Santa Fe New Mexican

Actor’s plot twists thrilled ‘Days of Our Lives’ fans over 5 decades

- By Alex Williams

Bill Hayes, an actor and singer whose 2,141 episodes of Days of Our Lives over 5½ decades constitute­d the daytime drama version of an ultramarat­hon, and whose top-selling 1955 single “The Ballad of Davy Crockett” remains seared into the memories of the baby boom generation, died Jan. 12 at his home in Studio City, Calif. He was 98.

His wife and longtime co-star, Susan Seaforth Hayes, confirmed his death.

To soap opera fans, Hayes was a staple of weekday afternoons from the days of rabbit-ear antennas to the streaming era.

He began his tenure on the long-running NBC show in 1970. His character, Doug Williams, was a suave and slippery con artist who, after leaving prison, found himself padding through a maze of plot twists, double-crosses and big reveals that day after day drew viewers back to the fictional Midwestern town of Salem. While his character would eventually abandon his antisocial ways and become a pillar of the community, Hayes had fun playing a man with a past.

“You never knew if he was helping a lady across the street and being nice or unhooking her brassiere as they went across the street,” he was quoted as saying of his character in Days of Our Lives:

A Complete History of the Long-Running Soap Opera, by Maureen Russell.

The plot point that really got things humming was Doug’s romance with Julie Olson, a beautiful young troublemak­er played by Susan Seaforth, his future wife. They would soon became a soap-world power couple, both onscreen and off. The couple married in real life in 1974, and their characters followed suit two years later, in an episode that drew 16 million viewers. It also drew thousands of fans to the show’s studio in Burbank, Calif., to greet them.

Such was their reach that in 1976 the couple, in their onscreen guise, even appeared on the cover of Time, with the tagline Soap Operas: Sex and Suffering in the Afternoon.

Hayes and his first wife, Mary, had divorced in 1969. According to the article, “It was the script that brought [Hayes and Seaforth] together. Emotionall­y exhausted from a messy divorce that left him to care for five teenage children, Bill arrived on Days in 1970 looking only for a friend.”

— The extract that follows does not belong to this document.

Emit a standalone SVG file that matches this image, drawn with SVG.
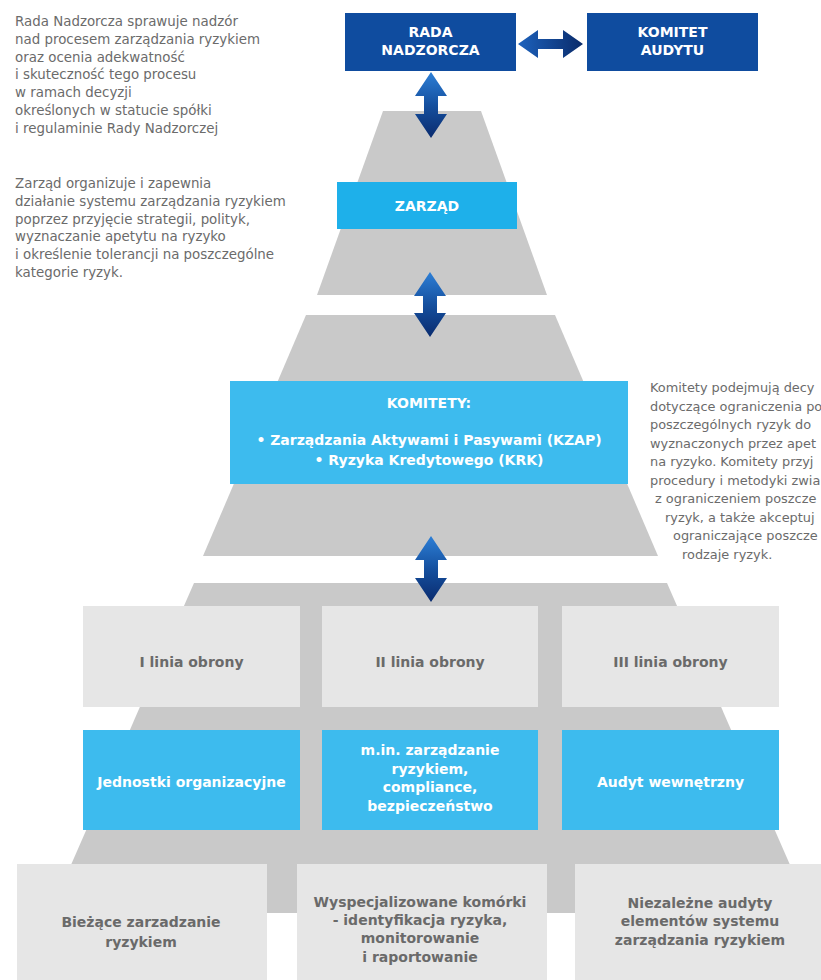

“But then,” Seaforth Hayes said in the interview, “we started to do love scenes. That was just about the ballgame.”

The couple also formed a touring nightclub act, and Time noted they were “mobbed when they appear in public,” with Hayes in particular being showered with attention from female fans.

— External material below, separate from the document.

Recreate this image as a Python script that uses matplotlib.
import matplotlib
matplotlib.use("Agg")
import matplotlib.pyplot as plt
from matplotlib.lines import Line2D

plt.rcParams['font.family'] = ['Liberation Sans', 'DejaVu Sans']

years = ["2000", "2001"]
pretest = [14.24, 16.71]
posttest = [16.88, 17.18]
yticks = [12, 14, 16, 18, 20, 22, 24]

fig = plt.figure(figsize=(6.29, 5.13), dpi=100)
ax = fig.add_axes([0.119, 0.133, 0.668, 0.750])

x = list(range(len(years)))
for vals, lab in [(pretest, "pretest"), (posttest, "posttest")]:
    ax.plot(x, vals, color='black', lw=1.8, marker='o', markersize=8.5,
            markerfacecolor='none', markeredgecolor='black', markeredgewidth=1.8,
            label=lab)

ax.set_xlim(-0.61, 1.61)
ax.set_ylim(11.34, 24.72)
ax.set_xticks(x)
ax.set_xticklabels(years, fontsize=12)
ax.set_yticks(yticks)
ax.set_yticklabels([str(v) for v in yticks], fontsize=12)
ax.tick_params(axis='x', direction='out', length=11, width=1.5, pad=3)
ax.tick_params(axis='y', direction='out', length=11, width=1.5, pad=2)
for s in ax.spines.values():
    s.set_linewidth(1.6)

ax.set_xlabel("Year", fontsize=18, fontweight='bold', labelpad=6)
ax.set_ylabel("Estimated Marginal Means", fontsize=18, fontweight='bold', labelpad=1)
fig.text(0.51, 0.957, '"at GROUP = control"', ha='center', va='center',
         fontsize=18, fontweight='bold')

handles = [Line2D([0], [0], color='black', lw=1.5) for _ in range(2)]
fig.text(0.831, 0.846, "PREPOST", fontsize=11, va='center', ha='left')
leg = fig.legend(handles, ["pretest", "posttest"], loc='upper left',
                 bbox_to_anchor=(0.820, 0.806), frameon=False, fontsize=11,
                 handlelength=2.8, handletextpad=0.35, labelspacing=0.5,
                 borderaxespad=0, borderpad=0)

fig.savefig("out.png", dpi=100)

“They treat me as if I were Robert Redford,” he said.

Over the years, Hayes popped up on other television shows, including Matlock and Frasier. He and his wife taped their final scene together on Days of our Lives just weeks before he died.

“The last scene I got to play with him is about how much we love each other,” Seaforth Hayes said in a phone interview, “and I was blessed with an opportunit­y to hover over the words ‘Have I ever told you how much I love you?’ And Doug answers, ‘No, you never did.’ That was something Billy and I would say frequently in life.”